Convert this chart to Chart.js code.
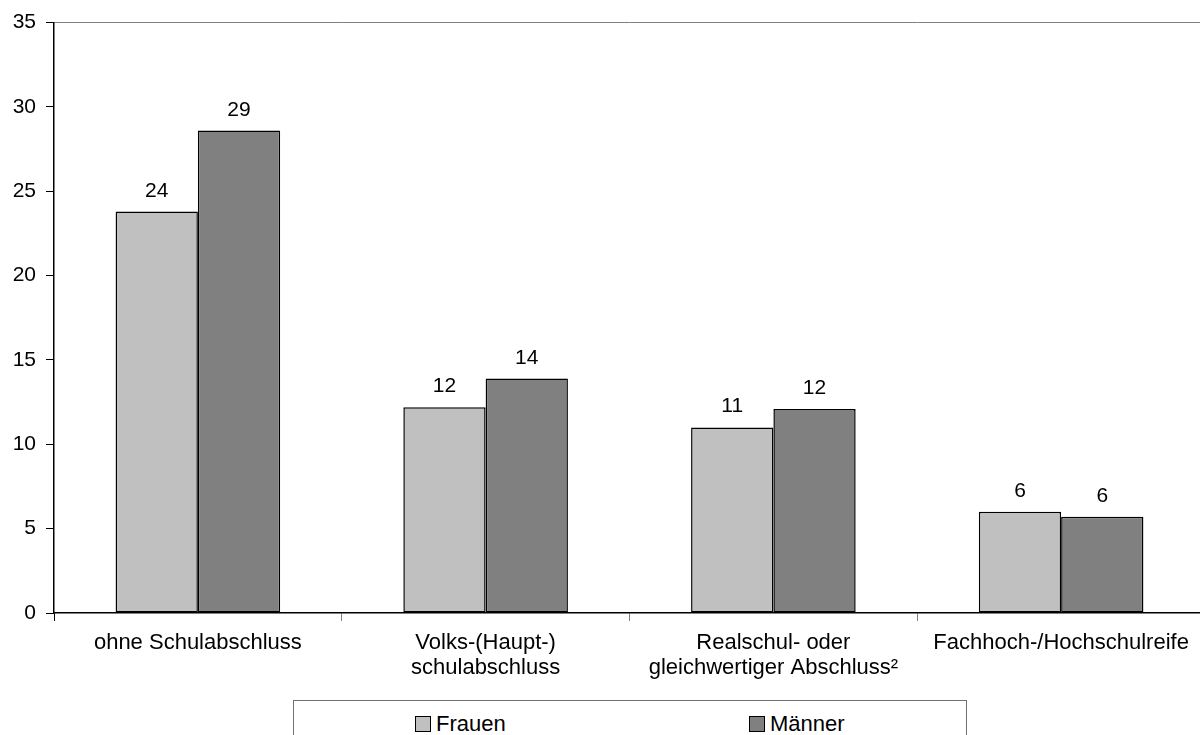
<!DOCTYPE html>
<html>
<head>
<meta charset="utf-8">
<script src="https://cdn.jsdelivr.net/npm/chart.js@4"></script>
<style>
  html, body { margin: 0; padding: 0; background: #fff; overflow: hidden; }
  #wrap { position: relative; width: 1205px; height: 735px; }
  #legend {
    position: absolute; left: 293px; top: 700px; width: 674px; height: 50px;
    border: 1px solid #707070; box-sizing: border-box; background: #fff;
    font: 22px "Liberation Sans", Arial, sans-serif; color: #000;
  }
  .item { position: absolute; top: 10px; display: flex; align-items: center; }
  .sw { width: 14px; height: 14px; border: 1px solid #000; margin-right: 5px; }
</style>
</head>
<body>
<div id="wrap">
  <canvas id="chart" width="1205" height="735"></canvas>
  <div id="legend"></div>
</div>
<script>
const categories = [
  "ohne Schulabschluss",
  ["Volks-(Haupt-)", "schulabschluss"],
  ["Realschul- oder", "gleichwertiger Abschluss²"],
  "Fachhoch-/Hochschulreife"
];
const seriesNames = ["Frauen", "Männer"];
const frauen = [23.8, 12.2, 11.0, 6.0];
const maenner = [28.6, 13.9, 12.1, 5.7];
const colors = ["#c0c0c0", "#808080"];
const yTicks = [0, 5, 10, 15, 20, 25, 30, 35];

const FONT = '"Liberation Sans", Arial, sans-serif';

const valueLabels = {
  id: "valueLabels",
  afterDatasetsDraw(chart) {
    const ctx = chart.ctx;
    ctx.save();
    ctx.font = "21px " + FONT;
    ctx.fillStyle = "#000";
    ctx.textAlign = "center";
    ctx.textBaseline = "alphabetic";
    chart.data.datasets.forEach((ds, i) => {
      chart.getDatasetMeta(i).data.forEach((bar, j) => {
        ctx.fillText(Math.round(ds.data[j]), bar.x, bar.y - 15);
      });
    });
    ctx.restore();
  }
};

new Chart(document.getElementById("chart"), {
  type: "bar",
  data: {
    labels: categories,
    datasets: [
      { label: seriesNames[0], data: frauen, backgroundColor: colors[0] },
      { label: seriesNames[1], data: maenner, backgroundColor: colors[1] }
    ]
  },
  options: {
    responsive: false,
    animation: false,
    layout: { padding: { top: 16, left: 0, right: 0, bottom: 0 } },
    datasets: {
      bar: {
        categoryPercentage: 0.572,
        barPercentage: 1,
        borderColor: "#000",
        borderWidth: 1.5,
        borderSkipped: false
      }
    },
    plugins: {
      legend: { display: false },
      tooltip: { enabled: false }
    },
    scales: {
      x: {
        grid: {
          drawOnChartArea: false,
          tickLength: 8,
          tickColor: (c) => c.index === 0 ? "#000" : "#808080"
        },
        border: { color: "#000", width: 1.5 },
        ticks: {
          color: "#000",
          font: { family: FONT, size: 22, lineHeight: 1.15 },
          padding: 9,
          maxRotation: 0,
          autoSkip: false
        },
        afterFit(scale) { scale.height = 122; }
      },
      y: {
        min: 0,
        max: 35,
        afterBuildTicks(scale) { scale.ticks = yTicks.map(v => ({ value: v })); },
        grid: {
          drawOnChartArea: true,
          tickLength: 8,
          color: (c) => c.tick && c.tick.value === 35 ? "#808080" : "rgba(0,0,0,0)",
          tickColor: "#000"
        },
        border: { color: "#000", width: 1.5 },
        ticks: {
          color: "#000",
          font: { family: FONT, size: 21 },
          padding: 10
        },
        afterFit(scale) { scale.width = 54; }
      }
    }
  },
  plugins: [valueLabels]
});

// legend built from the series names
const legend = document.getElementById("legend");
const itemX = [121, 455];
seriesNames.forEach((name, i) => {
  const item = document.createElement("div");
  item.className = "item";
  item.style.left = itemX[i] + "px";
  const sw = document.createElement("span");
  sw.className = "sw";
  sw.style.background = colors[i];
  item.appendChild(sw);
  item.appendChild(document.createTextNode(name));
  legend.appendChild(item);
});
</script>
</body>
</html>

→ Requirement: Please set down each line of the data above exactly as written, without the pictures.

→ Answer:
Convert this chart to Chart.js code.
<!DOCTYPE html>
<html>
<head>
<meta charset="utf-8">
<script src="https://cdn.jsdelivr.net/npm/chart.js@4"></script>
<style>
  html, body { margin: 0; padding: 0; background: #fff; overflow: hidden; }
  #wrap { position: relative; width: 1205px; height: 735px; }
  #legend {
    position: absolute; left: 293px; top: 700px; width: 674px; height: 50px;
    border: 1px solid #707070; box-sizing: border-box; background: #fff;
    font: 22px "Liberation Sans", Arial, sans-serif; color: #000;
  }
  .item { position: absolute; top: 10px; display: flex; align-items: center; }
  .sw { width: 14px; height: 14px; border: 1px solid #000; margin-right: 5px; }
</style>
</head>
<body>
<div id="wrap">
  <canvas id="chart" width="1205" height="735"></canvas>
  <div id="legend"></div>
</div>
<script>
const categories = [
  "ohne Schulabschluss",
  ["Volks-(Haupt-)", "schulabschluss"],
  ["Realschul- oder", "gleichwertiger Abschluss²"],
  "Fachhoch-/Hochschulreife"
];
const seriesNames = ["Frauen", "Männer"];
const frauen = [23.8, 12.2, 11.0, 6.0];
const maenner = [28.6, 13.9, 12.1, 5.7];
const colors = ["#c0c0c0", "#808080"];
const yTicks = [0, 5, 10, 15, 20, 25, 30, 35];

const FONT = '"Liberation Sans", Arial, sans-serif';

const valueLabels = {
  id: "valueLabels",
  afterDatasetsDraw(chart) {
    const ctx = chart.ctx;
    ctx.save();
    ctx.font = "21px " + FONT;
    ctx.fillStyle = "#000";
    ctx.textAlign = "center";
    ctx.textBaseline = "alphabetic";
    chart.data.datasets.forEach((ds, i) => {
      chart.getDatasetMeta(i).data.forEach((bar, j) => {
        ctx.fillText(Math.round(ds.data[j]), bar.x, bar.y - 15);
      });
    });
    ctx.restore();
  }
};

new Chart(document.getElementById("chart"), {
  type: "bar",
  data: {
    labels: categories,
    datasets: [
      { label: seriesNames[0], data: frauen, backgroundColor: colors[0] },
      { label: seriesNames[1], data: maenner, backgroundColor: colors[1] }
    ]
  },
  options: {
    responsive: false,
    animation: false,
    layout: { padding: { top: 16, left: 0, right: 0, bottom: 0 } },
    datasets: {
      bar: {
        categoryPercentage: 0.572,
        barPercentage: 1,
        borderColor: "#000",
        borderWidth: 1.5,
        borderSkipped: false
      }
    },
    plugins: {
      legend: { display: false },
      tooltip: { enabled: false }
    },
    scales: {
      x: {
        grid: {
          drawOnChartArea: false,
          tickLength: 8,
          tickColor: (c) => c.index === 0 ? "#000" : "#808080"
        },
        border: { color: "#000", width: 1.5 },
        ticks: {
          color: "#000",
          font: { family: FONT, size: 22, lineHeight: 1.15 },
          padding: 9,
          maxRotation: 0,
          autoSkip: false
        },
        afterFit(scale) { scale.height = 122; }
      },
      y: {
        min: 0,
        max: 35,
        afterBuildTicks(scale) { scale.ticks = yTicks.map(v => ({ value: v })); },
        grid: {
          drawOnChartArea: true,
          tickLength: 8,
          color: (c) => c.tick && c.tick.value === 35 ? "#808080" : "rgba(0,0,0,0)",
          tickColor: "#000"
        },
        border: { color: "#000", width: 1.5 },
        ticks: {
          color: "#000",
          font: { family: FONT, size: 21 },
          padding: 10
        },
        afterFit(scale) { scale.width = 54; }
      }
    }
  },
  plugins: [valueLabels]
});

// legend built from the series names
const legend = document.getElementById("legend");
const itemX = [121, 455];
seriesNames.forEach((name, i) => {
  const item = document.createElement("div");
  item.className = "item";
  item.style.left = itemX[i] + "px";
  const sw = document.createElement("span");
  sw.className = "sw";
  sw.style.background = colors[i];
  item.appendChild(sw);
  item.appendChild(document.createTextNode(name));
  legend.appendChild(item);
});
</script>
</body>
</html>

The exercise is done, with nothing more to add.